What causes shyness to develop in childhood?
Shyness typically develops through a combination of temperamental sensitivity and early social experience. Some children are born with nervous systems that respond more cautiously to novelty and unfamiliar people. When those children have painful social experiences, such as being mocked, ignored, or criticized for how they engage, their nervous systems learn to treat social situations as threats. That learning can persist well into adulthood unless it’s actively examined and updated through new experiences.
Does shyness go away on its own as people get older?
For many people, shyness does soften with age, though it rarely disappears entirely on its own without some intentional work. As social experience accumulates, the feared outcomes that drive shyness often fail to materialize, which gradually loosens fear’s grip. That said, some people carry shyness well into later life without it diminishing, particularly if they’ve organized their lives around avoiding the situations that trigger it. Gradual exposure and cognitive reframing tend to produce more reliable change than simply waiting for time to do the work.
How can introverts tell whether they’re being introverted or shy in a given situation?

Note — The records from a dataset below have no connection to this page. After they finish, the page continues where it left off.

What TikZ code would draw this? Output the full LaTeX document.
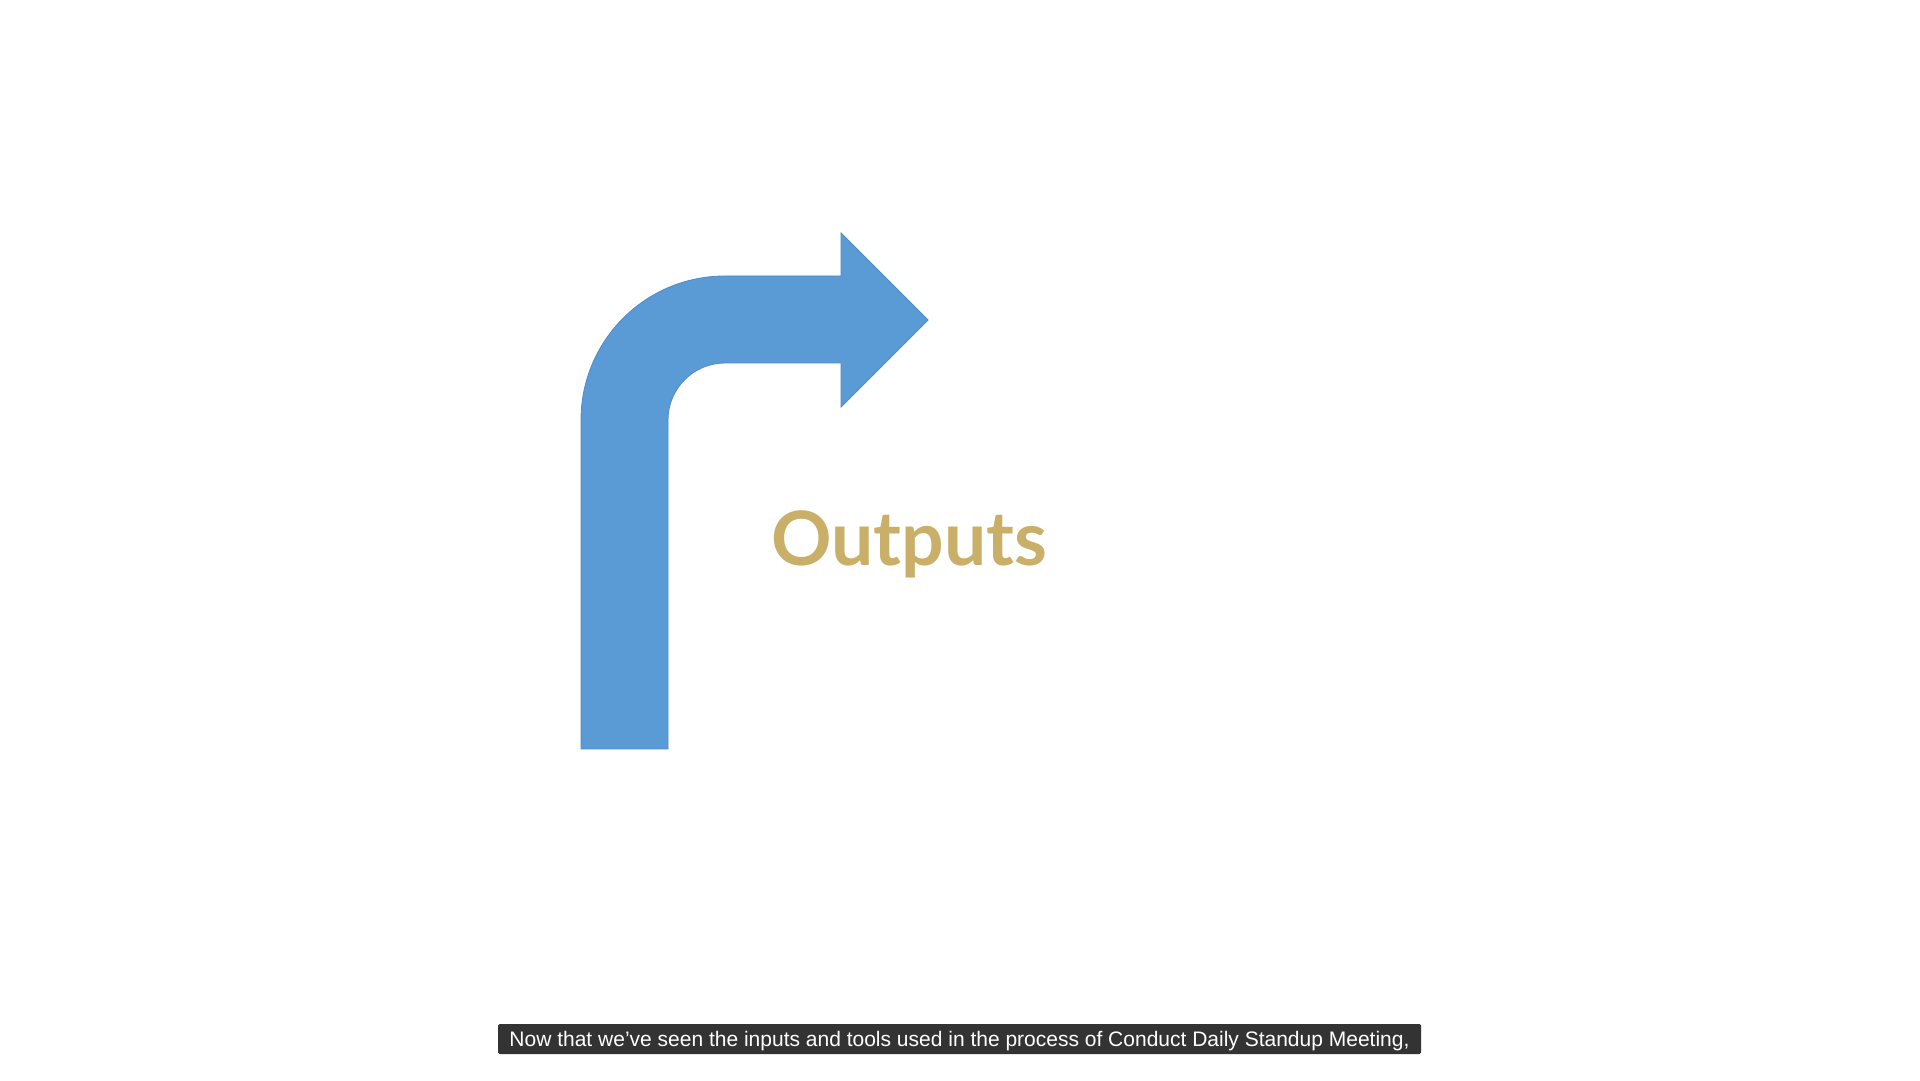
\documentclass[tikz,border=0pt]{standalone}
\usepackage{fontspec}
\setmainfont{Liberation Sans}
\newfontfamily\headfont{Lato}[UprightFont=* Bold]
\definecolor{arrowblue}{HTML}{5B9BD5}
\definecolor{arrowedge}{HTML}{4E8AC6}
\definecolor{gold}{HTML}{C9AF68}
\definecolor{captionbg}{HTML}{333333}
\begin{document}
\begin{tikzpicture}[x=1pt,y=1pt,
  bentarrow/.style={fill=arrowblue,draw=arrowedge,line width=0.8pt,line join=miter},
  headline/.style={text=gold,font=\headfont\fontsize{75}{80}\selectfont,inner sep=0pt},
  captionbox/.style={fill=captionbg,minimum width=923pt,minimum height=30pt,
    inner sep=0pt,rounded corners=1.5pt},
  captiontext/.style={text=white,font=\fontsize{21}{24}\selectfont,inner sep=0pt}]
\useasboundingbox[fill=white] (0,0) rectangle (1920,1080);

% bent-up arrow turning right
\draw[bentarrow] (581,331) -- (581,660)
  arc[start angle=180,end angle=90,radius=144] -- (841,804) -- (841,847)
  -- (928,760) -- (841,673) -- (841,717) -- (725,717)
  arc[start angle=90,end angle=180,radius=57] -- (668,331) -- cycle;

\node[headline,anchor=base west] (outputs) at (771,514) {Outputs};

% subtitle bar
\node[captionbox] (caption) at (959.5,41) {};
\node[captiontext,anchor=base] (captionline) at (959.5,33.5)
  {Now that we’ve seen the inputs and tools used in the process of Conduct Daily Standup Meeting,};
\end{tikzpicture}
\end{document}
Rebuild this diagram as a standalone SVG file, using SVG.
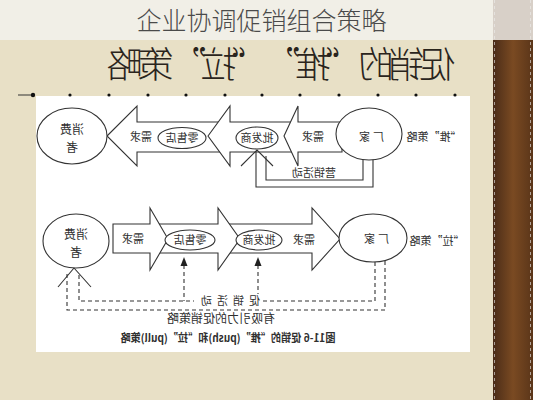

The clearest signal is the emotional quality of the withdrawal. If you’re avoiding a social situation because it genuinely doesn’t appeal to you and you’d rather spend your energy elsewhere, that’s introversion at work. If you’re avoiding it because you’re afraid of what might happen, afraid of being judged or embarrassed or rejected, that’s shyness. Introversion feels like preference. Shyness feels like fear. With practice, you can learn to notice the difference in your own body and mind, and that distinction becomes a useful guide for how to respond.